• Task: All the entries need to be quoted exactly, apart from the pictures, which you should drop.

(Rows from a dataset of charts and code)

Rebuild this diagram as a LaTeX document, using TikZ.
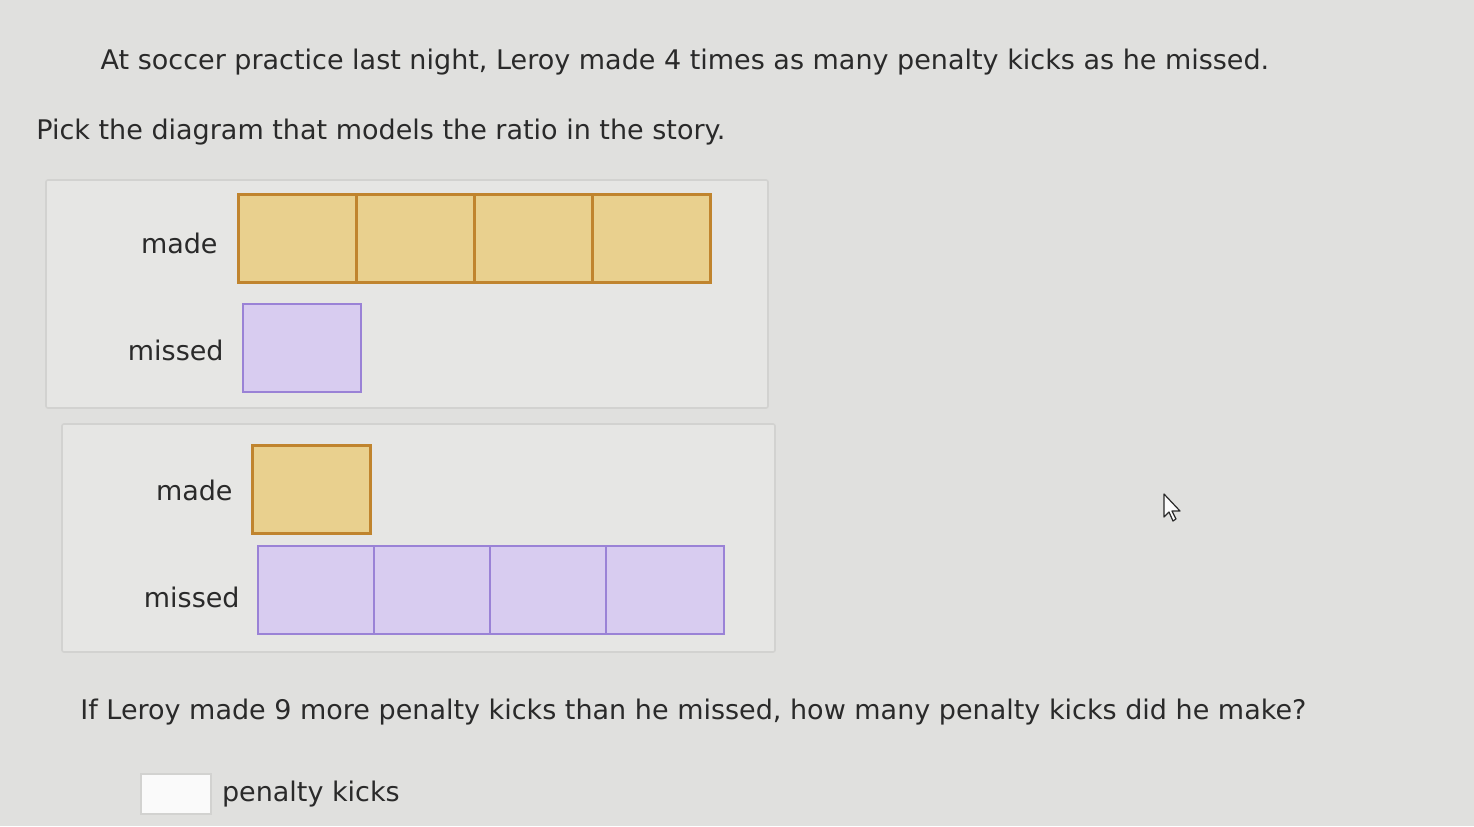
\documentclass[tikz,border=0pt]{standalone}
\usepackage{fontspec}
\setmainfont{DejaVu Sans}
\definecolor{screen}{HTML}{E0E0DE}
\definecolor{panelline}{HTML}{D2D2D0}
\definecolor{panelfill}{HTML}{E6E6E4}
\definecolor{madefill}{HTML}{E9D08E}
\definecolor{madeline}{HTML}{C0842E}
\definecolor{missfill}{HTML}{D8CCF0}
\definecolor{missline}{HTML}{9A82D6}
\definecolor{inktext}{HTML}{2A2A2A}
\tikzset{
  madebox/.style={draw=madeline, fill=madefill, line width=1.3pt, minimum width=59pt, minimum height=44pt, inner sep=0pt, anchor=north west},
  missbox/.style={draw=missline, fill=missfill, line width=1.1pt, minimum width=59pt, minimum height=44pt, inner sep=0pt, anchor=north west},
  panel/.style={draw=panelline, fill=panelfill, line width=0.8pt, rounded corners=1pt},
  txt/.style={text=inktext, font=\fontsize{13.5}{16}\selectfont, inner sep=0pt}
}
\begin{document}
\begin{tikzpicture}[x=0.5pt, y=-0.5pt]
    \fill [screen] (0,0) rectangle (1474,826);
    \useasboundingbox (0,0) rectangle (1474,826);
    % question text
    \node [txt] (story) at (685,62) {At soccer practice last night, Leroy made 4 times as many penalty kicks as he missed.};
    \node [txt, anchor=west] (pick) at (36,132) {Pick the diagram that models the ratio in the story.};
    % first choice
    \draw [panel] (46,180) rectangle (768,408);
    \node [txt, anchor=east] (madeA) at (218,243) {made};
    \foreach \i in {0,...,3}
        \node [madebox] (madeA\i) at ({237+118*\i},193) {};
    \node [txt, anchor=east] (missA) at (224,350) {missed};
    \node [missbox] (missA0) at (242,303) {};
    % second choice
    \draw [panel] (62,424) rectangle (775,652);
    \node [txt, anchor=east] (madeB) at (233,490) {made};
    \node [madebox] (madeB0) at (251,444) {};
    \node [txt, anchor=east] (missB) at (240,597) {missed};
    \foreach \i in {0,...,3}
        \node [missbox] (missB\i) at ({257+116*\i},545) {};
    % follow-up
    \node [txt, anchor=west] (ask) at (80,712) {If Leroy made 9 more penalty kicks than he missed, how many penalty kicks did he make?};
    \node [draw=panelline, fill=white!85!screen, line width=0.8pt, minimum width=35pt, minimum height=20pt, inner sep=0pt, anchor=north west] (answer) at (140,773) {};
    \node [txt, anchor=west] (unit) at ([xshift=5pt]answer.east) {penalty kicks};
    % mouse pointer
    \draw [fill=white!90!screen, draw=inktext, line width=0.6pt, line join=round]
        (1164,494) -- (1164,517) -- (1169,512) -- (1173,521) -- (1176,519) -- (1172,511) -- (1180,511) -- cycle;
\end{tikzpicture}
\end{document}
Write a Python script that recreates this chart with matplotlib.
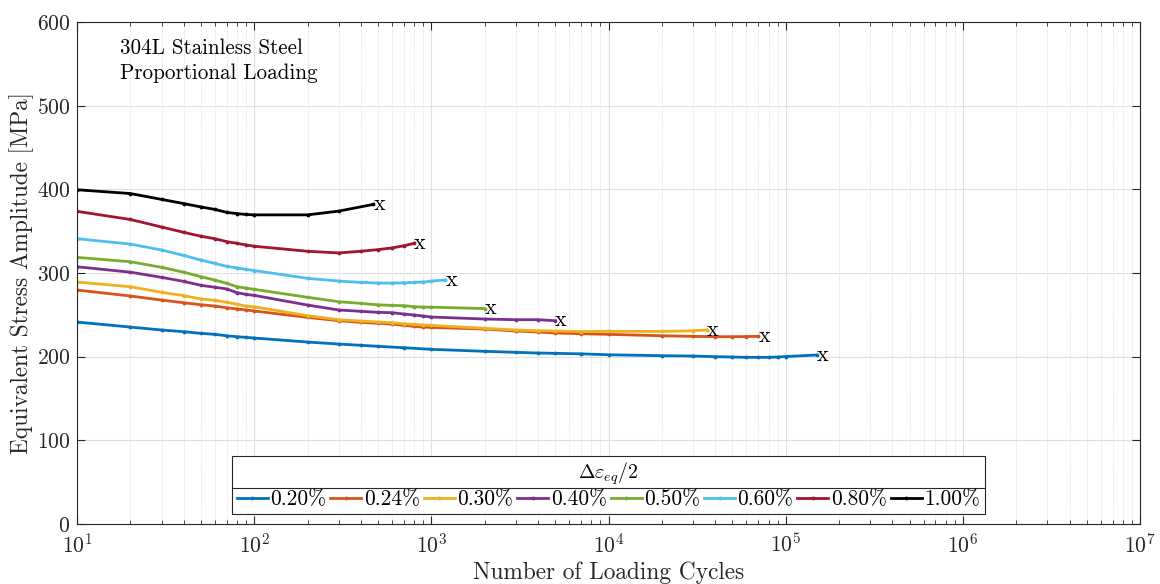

• The solution:
Rebuild this diagram as a LaTeX document, using TikZ.
\documentclass[tikz,border=0pt]{standalone}
\usepackage{fontspec}
\setmainfont{DejaVu Sans}
\definecolor{screen}{HTML}{E0E0DE}
\definecolor{panelline}{HTML}{D2D2D0}
\definecolor{panelfill}{HTML}{E6E6E4}
\definecolor{madefill}{HTML}{E9D08E}
\definecolor{madeline}{HTML}{C0842E}
\definecolor{missfill}{HTML}{D8CCF0}
\definecolor{missline}{HTML}{9A82D6}
\definecolor{inktext}{HTML}{2A2A2A}
\tikzset{
  madebox/.style={draw=madeline, fill=madefill, line width=1.3pt, minimum width=59pt, minimum height=44pt, inner sep=0pt, anchor=north west},
  missbox/.style={draw=missline, fill=missfill, line width=1.1pt, minimum width=59pt, minimum height=44pt, inner sep=0pt, anchor=north west},
  panel/.style={draw=panelline, fill=panelfill, line width=0.8pt, rounded corners=1pt},
  txt/.style={text=inktext, font=\fontsize{13.5}{16}\selectfont, inner sep=0pt}
}
\begin{document}
\begin{tikzpicture}[x=0.5pt, y=-0.5pt]
    \fill [screen] (0,0) rectangle (1474,826);
    \useasboundingbox (0,0) rectangle (1474,826);
    % question text
    \node [txt] (story) at (685,62) {At soccer practice last night, Leroy made 4 times as many penalty kicks as he missed.};
    \node [txt, anchor=west] (pick) at (36,132) {Pick the diagram that models the ratio in the story.};
    % first choice
    \draw [panel] (46,180) rectangle (768,408);
    \node [txt, anchor=east] (madeA) at (218,243) {made};
    \foreach \i in {0,...,3}
        \node [madebox] (madeA\i) at ({237+118*\i},193) {};
    \node [txt, anchor=east] (missA) at (224,350) {missed};
    \node [missbox] (missA0) at (242,303) {};
    % second choice
    \draw [panel] (62,424) rectangle (775,652);
    \node [txt, anchor=east] (madeB) at (233,490) {made};
    \node [madebox] (madeB0) at (251,444) {};
    \node [txt, anchor=east] (missB) at (240,597) {missed};
    \foreach \i in {0,...,3}
        \node [missbox] (missB\i) at ({257+116*\i},545) {};
    % follow-up
    \node [txt, anchor=west] (ask) at (80,712) {If Leroy made 9 more penalty kicks than he missed, how many penalty kicks did he make?};
    \node [draw=panelline, fill=white!85!screen, line width=0.8pt, minimum width=35pt, minimum height=20pt, inner sep=0pt, anchor=north west] (answer) at (140,773) {};
    \node [txt, anchor=west] (unit) at ([xshift=5pt]answer.east) {penalty kicks};
    % mouse pointer
    \draw [fill=white!90!screen, draw=inktext, line width=0.6pt, line join=round]
        (1164,494) -- (1164,517) -- (1169,512) -- (1173,521) -- (1176,519) -- (1172,511) -- (1180,511) -- cycle;
\end{tikzpicture}
\end{document}
Write a Python script that recreates this chart with matplotlib.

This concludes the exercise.